The Hackensack Bulls, in dramatic fashion, wait until the league deadline to grab Crosley Field for their inaugural season. The Bulls will be the newest member of the National League North Division.
Crosley Field was a green-carpeted oasis in the middle of the brick and smokestack-filled desert that is Cincinnati's deteriorating West End. The cozy, tightly carved ballpark fitted snugly into its neighborhood, the angled streets that surrounded it, oozing charm and personality, simplicity and intimacy from its every nook and cranny. The famous flag pole in left center field, for instance, was 82 feet high, and was in play - occasionally it would knock back a monster shot that would have been a home run anywhere else. Buildings marked "Merchants Paper" and "Lackner Neon Signs" stood sentry over the center and right-center field walls on Western Avenue. Billboards dotted the right-center field skyline, hawking attractions and products like Coney Island, Hudepohl Beer ("Get moody with Hudy"), Shillito's department stores, Young & Bertke sheet metal company, Coca-Cola and Petri wine.
The Luebbers/Rohr Replica: Crosley Field was abandoned by the Reds for Riverfront Stadium - home plate was transported to the new multipurpose ballpark, and many of the other parts were auctioned off. The city of Cincinnati impounded towed cars there before it was torn down.
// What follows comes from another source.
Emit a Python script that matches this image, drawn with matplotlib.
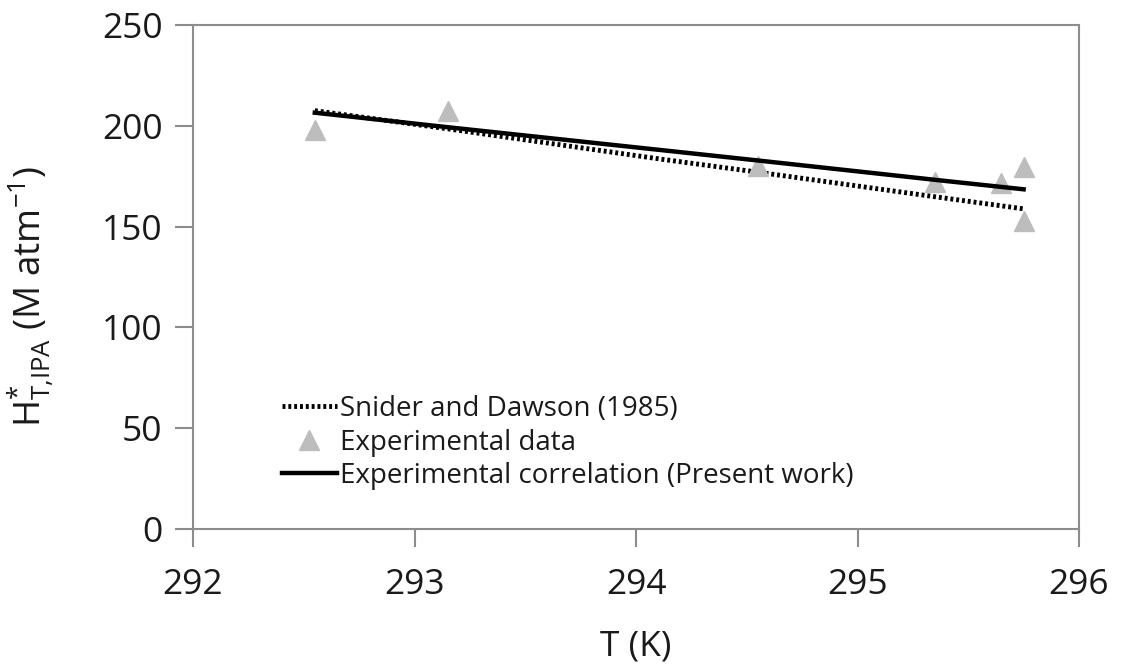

Much of the park was bought by a Reds fan named Larry Luebbers, and he began the task of reconstructing the park - life-size - on his farm in nearby Union, Kentucky. His version had about 400 seats, the 40-foot incline near the outfield wall that served as a warning track, the 60-foot flag pole from left-center field, the scoreboard, the ticket office and some of the original walls.
Unfortunately, a fate befell Luebber's recreation that many baseball card collectors are all too familiar with - his mother sold the land and the old Crosley was thrown out as garbage. Luckily, another fan named Mark Rohr found a few of Luebber's pieces in a faraway dump site, and he began gathering the missing pieces. Bit by bit, Crosley has risen again - this time in Blue Ash, Ohio, about an hour from downtown Cincinnati - and by 1988 it was substantially revived.